Ítalo Calvino possui uma vasta obra, onde seu livro mais popular chama-se “As cidades invisíveis”. Muitos tentam dessa obra se apropriar, devida ou indevidamente. Nem sempre aquilo que transparece parece efetivamente ser. Assim acontece na política, principalmente quando se está em período eleitoral ou pré-eleitoral. Aliás, diria mais: nunca estamos medianamente satisfeitos e só percebemos isso quando há uma mudança de rumo. Para ilustrar a introdução, a passagem abaixo é perfeita.
Em uma pequena cidade americana, ao sul dos Estados Unidos, essencialmente agrícola, que um dia já havia sido celeiro da região, por décadas discutiam-se formas de se desenvolver as potencialidades regionais e locais. No entanto, o pensamento médio conservador, essencialmente republicano, acreditava que o retorno à tradição e aos valores daquele povoado fariam com que, um dia, o desenvolvimento ali se instalasse. Continuaram vivendo assim. Anos e anos. Décadas e décadas acreditando que a simples troca de nomes redundaria em desenvolvimento.
Um belo dia um negro ganhou as eleições. Foi o caos. Aquela sociedade conservadora, composta essencialmente por produtores endividados, esperançosos de um dia verem retornar os tempos auspiciosos de outrora, teriam que conviver com um negro pobre, sem berço, sem tradição. Era o fim dos tempos, bradavam as senhoras, rumando para seus chás beneficentes. Para aquela sociedade, tradicional, só “prestava” quem fosse rico de berço. Não lhes interessava que o negro tornara-se um próspero comerciante. O preconceito racial e cultural pesava mais alto.

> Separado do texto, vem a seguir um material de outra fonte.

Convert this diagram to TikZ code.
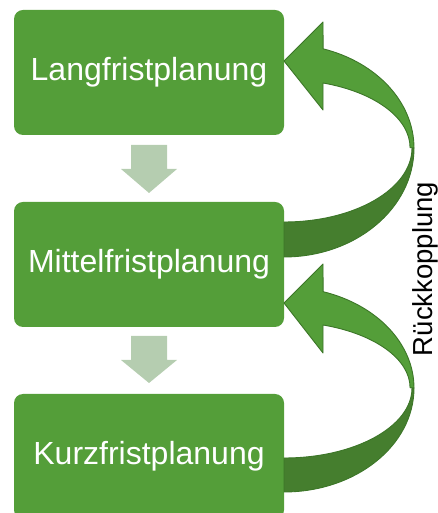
\documentclass[tikz,border=0pt]{standalone}
\usepackage{fontspec}
\setmainfont{Liberation Sans}
\definecolor{boxgreen}{RGB}{84,158,57}
\definecolor{backgreen}{RGB}{69,126,46}
\definecolor{edgegreen}{RGB}{60,118,40}
\definecolor{flowgreen}{RGB}{181,205,176}
\tikzset{
  planbox/.style={rectangle, rounded corners=9pt, fill=boxgreen, draw=none,
    minimum width=270pt, minimum height=125pt, inner sep=0pt,
    text=white, font=\fontsize{32}{38}\selectfont},
  flowarrow/.style={fill=flowgreen, draw=none},
  frontband/.style={fill=boxgreen, draw=edgegreen, line width=0.9pt, line join=round},
  backband/.style={fill=backgreen, draw=edgegreen, line width=0.9pt, line join=round},
  feedback/.style={font=\fontsize{27.5}{33}\selectfont, text=black, inner sep=0pt}
}
\begin{document}
\begin{tikzpicture}[x=1pt,y=1pt]
  \useasboundingbox (0,0) rectangle (438,513);
  \clip (0,0) rectangle (438,513);

  % planning levels
  \node[planbox] (lang)   at (149,440.5) {Langfristplanung};
  \node[planbox] (mittel) at (149,248.5) {Mittelfristplanung};
  \node[planbox] (kurz)   at (149,56.5)  {Kurzfristplanung};

  % downward block arrows between the levels
  \fill[flowarrow] (131,368) -- (167,368) -- (167,344) -- (177,344)
    -- (149,320) -- (121,344) -- (131,344) -- cycle;
  \fill[flowarrow] (131,177) -- (167,177) -- (167,153) -- (177,153)
    -- (149,130) -- (121,153) -- (131,153) -- cycle;

  % upper feedback ribbon: back face, then front face with head
  \draw[backband] (414,365)
    arc[start angle=0, end angle=-90, x radius=130, y radius=109]
    -- (284,291)
    arc[start angle=-90, end angle=0, x radius=128, y radius=74] -- cycle;
  \draw[frontband] (414,365)
    arc[start angle=0, end angle=72.5, x radius=130, y radius=104]
    -- (323,491) -- (284,452) -- (323,403) -- (323,430)
    arc[start angle=72, end angle=0, x radius=126, y radius=68] -- cycle;

  % lower feedback ribbon
  \draw[backband] (414,125)
    arc[start angle=0, end angle=-90, x radius=130, y radius=104]
    -- (284,55)
    arc[start angle=-90, end angle=0, x radius=128, y radius=70] -- cycle;
  \draw[frontband] (414,125)
    arc[start angle=0, end angle=72.5, x radius=130, y radius=101]
    -- (323,249) -- (284,210) -- (323,160) -- (323,188)
    arc[start angle=72, end angle=0, x radius=126, y radius=66] -- cycle;

  \node[feedback, rotate=90, anchor=base] (rueck) at (432,244) {Rückkopplung};
\end{tikzpicture}
\end{document}
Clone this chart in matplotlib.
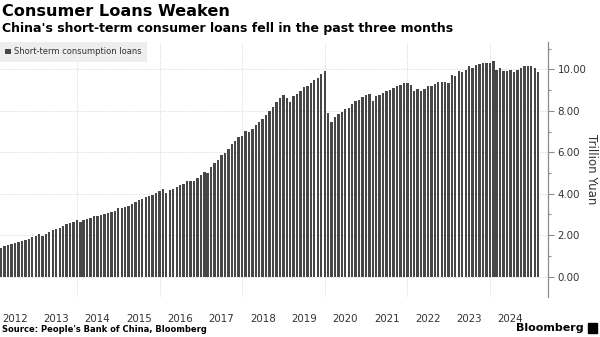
import matplotlib
matplotlib.use("Agg")
import matplotlib.pyplot as plt
import matplotlib.dates as mdates
import pandas as pd
from matplotlib.patches import Patch, Rectangle
from matplotlib.ticker import MultipleLocator, StrMethodFormatter

# Short-term consumption loans, trillion yuan, month-end (Feb 2012 - Feb 2025)
loans_2012 = [1.40, 1.46, 1.51, 1.56, 1.62, 1.66, 1.72, 1.78, 1.82, 1.90, 1.96]
loans_2013 = [2.04, 1.98, 2.07, 2.17, 2.25, 2.31, 2.36, 2.44, 2.52, 2.59, 2.65, 2.73]
loans_2014 = [2.64, 2.75, 2.76, 2.85, 2.91, 2.94, 2.97, 3.03, 3.06, 3.10, 3.15, 3.30]
loans_2015 = [3.33, 3.35, 3.41, 3.49, 3.60, 3.72, 3.77, 3.85, 3.90, 3.92, 4.02, 4.13]
loans_2016 = [4.21, 4.05, 4.20, 4.24, 4.31, 4.41, 4.47, 4.60, 4.63, 4.63, 4.77, 4.92]
loans_2017 = [5.05, 4.99, 5.27, 5.47, 5.63, 5.85, 5.98, 6.16, 6.41, 6.54, 6.75, 6.80]
loans_2018 = [7.02, 6.98, 7.12, 7.30, 7.46, 7.62, 7.78, 7.99, 8.20, 8.44, 8.63, 8.78]
loans_2019 = [8.63, 8.41, 8.70, 8.79, 8.95, 9.13, 9.19, 9.34, 9.50, 9.60, 9.77, 9.91]
loans_2020 = [7.88, 7.47, 7.72, 7.83, 7.96, 8.09, 8.15, 8.31, 8.49, 8.52, 8.68, 8.78]
loans_2021 = [8.82, 8.49, 8.73, 8.75, 8.86, 8.97, 9.00, 9.08, 9.19, 9.24, 9.35, 9.35]
loans_2022 = [9.24, 8.97, 9.07, 8.97, 9.05, 9.21, 9.21, 9.31, 9.39, 9.39, 9.39, 9.34]
loans_2023 = [9.73, 9.69, 9.90, 9.88, 9.95, 10.14, 10.08, 10.21, 10.27, 10.29, 10.32, 10.32]
loans_2024 = [10.38, 9.97, 10.06, 9.92, 9.92, 9.97, 9.88, 9.95, 10.05, 10.16, 10.16, 10.16]
loans_2025 = [10.08, 9.86]

loans = (loans_2012 + loans_2013 + loans_2014 + loans_2015 + loans_2016 + loans_2017
         + loans_2018 + loans_2019 + loans_2020 + loans_2021 + loans_2022 + loans_2023
         + loans_2024 + loans_2025)
dates = pd.date_range("2012-02-29", periods=len(loans), freq="ME")

bar_color = "#474747"
grid_color = "#d4d4d4"
axis_color = "#8c8c8c"

fig = plt.figure(figsize=(6, 3.37), dpi=100)
ax = fig.add_axes([0, 40 / 337, 548 / 600, 255 / 337])

ax.bar(dates, loans, width=21, color=bar_color, label="Short-term consumption loans")

ax.set_xlim(pd.Timestamp("2012-02-19"), pd.Timestamp("2025-05-28"))
ax.set_ylim(-0.98, 11.32)
ax.set_axisbelow(True)

# x axis: year labels mid-year, dotted grid every two years
ax.xaxis.set_major_locator(mdates.YearLocator(1, month=7, day=1))
ax.xaxis.set_major_formatter(mdates.DateFormatter("%Y"))
ax.xaxis.set_minor_locator(mdates.YearLocator(2, month=1, day=1))
ax.grid(which="minor", axis="x", color=grid_color, linestyle=(0, (1, 1.5)), linewidth=0.7)
ax.tick_params(axis="x", which="both", length=0, pad=12, labelsize=7.4, labelcolor="#333333")

# y axis on the right
ax.yaxis.tick_right()
ax.yaxis.set_major_locator(MultipleLocator(2))
ax.yaxis.set_minor_locator(MultipleLocator(1))
ax.yaxis.set_major_formatter(StrMethodFormatter("{x:.2f}"))
ax.grid(which="major", axis="y", color=grid_color, linestyle=(0, (1, 1.5)), linewidth=0.7)
ax.tick_params(axis="y", which="major", length=4, width=0.8, color=axis_color, pad=3,
               labelsize=7.4, labelcolor="#333333")
ax.tick_params(axis="y", which="minor", length=2.5, width=0.8, color=axis_color)

for side in ["top", "left", "bottom"]:
    ax.spines[side].set_visible(False)
ax.spines["right"].set_color(axis_color)
ax.spines["right"].set_linewidth(0.9)

leg = ax.legend(loc="upper left", bbox_to_anchor=(0, 1), borderaxespad=0, frameon=True,
                fancybox=False, facecolor="#eeeeee", edgecolor="none", framealpha=1,
                fontsize=6, handlelength=0.7, handleheight=0.7, handletextpad=0.35,
                borderpad=0.65)
for t in leg.get_texts():
    t.set_color("#333333")

fig.text(592 / 600, 1 - 169 / 337, "Trillion Yuan", rotation=270, ha="center", va="center",
         fontsize=8.5, color="#333333")

fig.text(0.004, 1 - 4 / 337, "Consumer Loans Weaken", ha="left", va="top",
         fontsize=11.6, fontweight="bold", color="black")
fig.text(0.004, 1 - 22 / 337, "China's short-term consumer loans fell in the past three months",
         ha="left", va="top", fontsize=9, fontweight="bold", color="black")
fig.text(0.004, 1 - 329 / 337, "Source: People's Bank of China, Bloomberg", ha="left",
         va="center", fontsize=6, fontweight="bold", color="black")
fig.text(584 / 600, 1 - 328 / 337, "Bloomberg", ha="right", va="center", fontsize=8,
         fontweight="bold", color="black")
fig.patches.append(Rectangle((588 / 600, 1 - 333 / 337), 9 / 600, 10 / 337,
                             transform=fig.transFigure, color="black"))

fig.savefig("out.png", dpi=100)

Pois bem. O novo administrador lutou contra tudo e contra todos. Conseguiu gerar desenvolvimento, emprego, melhorou a renda de boa parte da comunidade. Conseguiu trazer escolas e até faculdades. Pecou pelo excesso. E pela desídia em determinados momentos. Mas obstinado foi até o fim. A sociedade passou a lhe “respeitar”, não obstante jamais ter sido considerado como um dos deles. Torciam, agora calados, pela sua desgraça. Já tinham conseguido tudo e precisavam dele se livrar. Mas isso nunca foi uma tarefa fácil. E novas derrotas viriam. Calvino certa feita disse: “Quando tenho mais idéias do que os outros, dou-lhe essas idéias, se aceitam; e isso é comandar”. Este texto tem a pretensão de ser uma crônica e qualquer semelhança com a realidade é uma mera coincidência. Escrevi e assino embaixo.